-------- Raw data
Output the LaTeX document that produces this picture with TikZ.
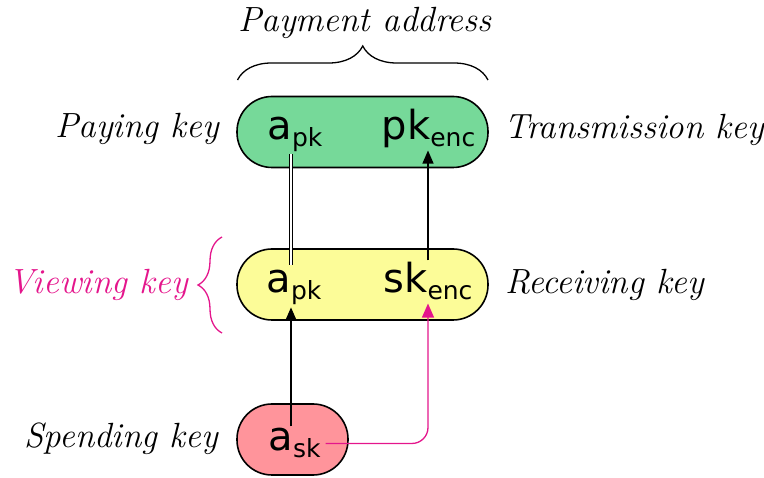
\documentclass[tikz,border=0pt]{standalone}
\usepackage{fontspec}
\newfontfamily\dejavu{DejaVu Sans}
\usetikzlibrary{decorations.pathreplacing,arrows.meta}
\definecolor{mag}{RGB}{228,22,140}
\definecolor{gfill}{RGB}{118,217,153}
\definecolor{yfill}{RGB}{252,252,152}
\definecolor{rfill}{RGB}{255,148,155}
\newcommand{\keytxt}[2]{{\dejavu\fontsize{40}{40}\selectfont #1\raisebox{-7pt}{\fontsize{25}{25}\selectfont #2}}}
\tikzset{
  keybox/.style={draw=black, line width=1.6pt, rounded corners=35pt, minimum height=71pt},
  keytext/.style={anchor=base, inner sep=2pt},
  lbl/.style={font=\fontsize{35}{35}\selectfont\itshape, inner sep=0pt},
  conn/.style={line width=1.2pt, -{Triangle[length=13pt,width=11pt]}},
  brc/.style={decorate, line width=1.3pt}
}
\begin{document}
\begin{tikzpicture}[x=1pt,y=-1pt]
\useasboundingbox (0,0) rectangle (764,478);
% boxes
\node[keybox, fill=gfill, minimum width=251pt] (green) at (362.5,132) {};
\node[keybox, fill=yfill, minimum width=251pt] (yellow) at (362.5,284.5) {};
\node[keybox, fill=rfill, minimum width=111pt] (red) at (292.5,439.5) {};
% key texts
\node[keytext] (apkG) at (295,140) {\keytxt{a}{pk}};
\node[keytext] (pkG) at (428.5,140) {\keytxt{pk}{enc}};
\node[keytext] (apkY) at (294,293) {\keytxt{a}{pk}};
\node[keytext] (skY) at (428,293) {\keytxt{sk}{enc}};
\node[keytext] (askR) at (294.5,451) {\keytxt{a}{sk}};
% connectors
\draw[line width=1.1pt, double distance=2.4pt] ([xshift=-4pt]apkG.south) -- ([xshift=-4pt,yshift=3pt]apkG.south |- apkY.north);
\draw[conn] (skY.north) -- (skY.north |- pkG.south);
\draw[conn] ([xshift=-3.5pt]askR.north) -- ([xshift=-3.5pt]askR.north |- apkY.south);
\draw[draw=mag, line width=1.3pt, rounded corners=16pt, -{Triangle[length=14pt,width=12pt]}] ([xshift=3pt]askR.east) -| ([yshift=-1pt]skY.south);
% labels
\node[lbl, anchor=base] (pay) at (365,32) {Payment address};
\node[lbl, anchor=base east] (paying) at (219,138) {Paying key};
\node[lbl, anchor=base west] (trans) at (504,139) {Transmission key};
\node[lbl, anchor=base east, text=mag] (view) at (188,294) {Viewing key};
\node[lbl, anchor=base west] (recv) at (505,294) {Receiving key};
\node[lbl, anchor=base east] (spend) at (218,448) {Spending key};
% braces
\draw[brc, decoration={brace, amplitude=34pt, raise=0pt}] (237.5,80) -- (488,80);
\draw[brc, draw=mag, decoration={brace, amplitude=24pt}] (222,333) -- (222,237);
\end{tikzpicture}
\end{document}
----------------
| Given task |
Write out each line of the data exactly; the images should be left out.

| Result for this exercise |
Output the LaTeX document that produces this picture with TikZ.
\documentclass[tikz,border=0pt]{standalone}
\usepackage{fontspec}
\newfontfamily\dejavu{DejaVu Sans}
\usetikzlibrary{decorations.pathreplacing,arrows.meta}
\definecolor{mag}{RGB}{228,22,140}
\definecolor{gfill}{RGB}{118,217,153}
\definecolor{yfill}{RGB}{252,252,152}
\definecolor{rfill}{RGB}{255,148,155}
\newcommand{\keytxt}[2]{{\dejavu\fontsize{40}{40}\selectfont #1\raisebox{-7pt}{\fontsize{25}{25}\selectfont #2}}}
\tikzset{
  keybox/.style={draw=black, line width=1.6pt, rounded corners=35pt, minimum height=71pt},
  keytext/.style={anchor=base, inner sep=2pt},
  lbl/.style={font=\fontsize{35}{35}\selectfont\itshape, inner sep=0pt},
  conn/.style={line width=1.2pt, -{Triangle[length=13pt,width=11pt]}},
  brc/.style={decorate, line width=1.3pt}
}
\begin{document}
\begin{tikzpicture}[x=1pt,y=-1pt]
\useasboundingbox (0,0) rectangle (764,478);
% boxes
\node[keybox, fill=gfill, minimum width=251pt] (green) at (362.5,132) {};
\node[keybox, fill=yfill, minimum width=251pt] (yellow) at (362.5,284.5) {};
\node[keybox, fill=rfill, minimum width=111pt] (red) at (292.5,439.5) {};
% key texts
\node[keytext] (apkG) at (295,140) {\keytxt{a}{pk}};
\node[keytext] (pkG) at (428.5,140) {\keytxt{pk}{enc}};
\node[keytext] (apkY) at (294,293) {\keytxt{a}{pk}};
\node[keytext] (skY) at (428,293) {\keytxt{sk}{enc}};
\node[keytext] (askR) at (294.5,451) {\keytxt{a}{sk}};
% connectors
\draw[line width=1.1pt, double distance=2.4pt] ([xshift=-4pt]apkG.south) -- ([xshift=-4pt,yshift=3pt]apkG.south |- apkY.north);
\draw[conn] (skY.north) -- (skY.north |- pkG.south);
\draw[conn] ([xshift=-3.5pt]askR.north) -- ([xshift=-3.5pt]askR.north |- apkY.south);
\draw[draw=mag, line width=1.3pt, rounded corners=16pt, -{Triangle[length=14pt,width=12pt]}] ([xshift=3pt]askR.east) -| ([yshift=-1pt]skY.south);
% labels
\node[lbl, anchor=base] (pay) at (365,32) {Payment address};
\node[lbl, anchor=base east] (paying) at (219,138) {Paying key};
\node[lbl, anchor=base west] (trans) at (504,139) {Transmission key};
\node[lbl, anchor=base east, text=mag] (view) at (188,294) {Viewing key};
\node[lbl, anchor=base west] (recv) at (505,294) {Receiving key};
\node[lbl, anchor=base east] (spend) at (218,448) {Spending key};
% braces
\draw[brc, decoration={brace, amplitude=34pt, raise=0pt}] (237.5,80) -- (488,80);
\draw[brc, draw=mag, decoration={brace, amplitude=24pt}] (222,333) -- (222,237);
\end{tikzpicture}
\end{document}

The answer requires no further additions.